The guide intends to highlight underused collections in a way that also encourages creative and interdisciplinary approaches. To do this, each section concludes with a few ideas for how the guides can be used, including comparative methods of research. This was one of my favourite parts of creating the guide. As my degree is only three years, and as there is only so much history one can write in that time, it was very refreshing and thought-provoking to look for ideas and themes within areas of history I wouldn’t normally get to explore. For example, I found the history of education collections fascinating, especially the Margaret Littlewood papers on Ford Manor (a school of music and physical therapy) and how they might connect to the Sue Jennings papers on dramatherapy. Exploring these collections opened my eyes to the innovative educational methods and therapeutic practices from different historical periods, and how they intersected with broader cultural and social trends. 

The guide also highlights some important standalone collections, like the Bill Douglas Cinema Museum and the Hypatia collection. The Bill Douglas Cinema Museum is a treasure trove for anyone interested in the history of film and cinema. It houses an extensive range of artefacts, from early cinema apparatus and memorabilia to film posters and personal papers of filmmakers. This collection is perfect for exploring the evolution of cinematic technology and the cultural impact of film through the ages. 

The Hypatia Rare Books Collection

The Hypatia collection is dedicated to literature by and about women. It’s a huge collection that covers a wide range of topics, from women’s suffrage and feminist theory to women’s contributions in various fields. This collection is invaluable for understanding the historical and ongoing struggles and achievements of women, providing rich primary sources for research on gender studies. You can find out more about the Hypatia collection on the Special Collections’ LibGuides.  
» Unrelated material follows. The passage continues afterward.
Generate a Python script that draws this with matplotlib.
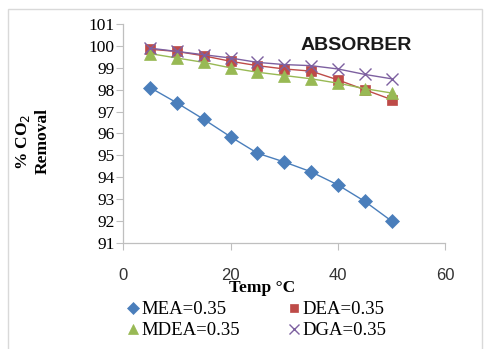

Something that cannot be understated is the wealth of resources available at the University’s archives. This project took over 12 weeks and still will only be able to scratch the surface of the research opportunities available in the University’s archives. I highly encourage, at any part of your degree, to have a look at the guide and begin to think about how the University’s collection can be utilised in your work. And, most importantly, going into the collection and seeing some of the incredible archives you have access to while at the University of Exeter.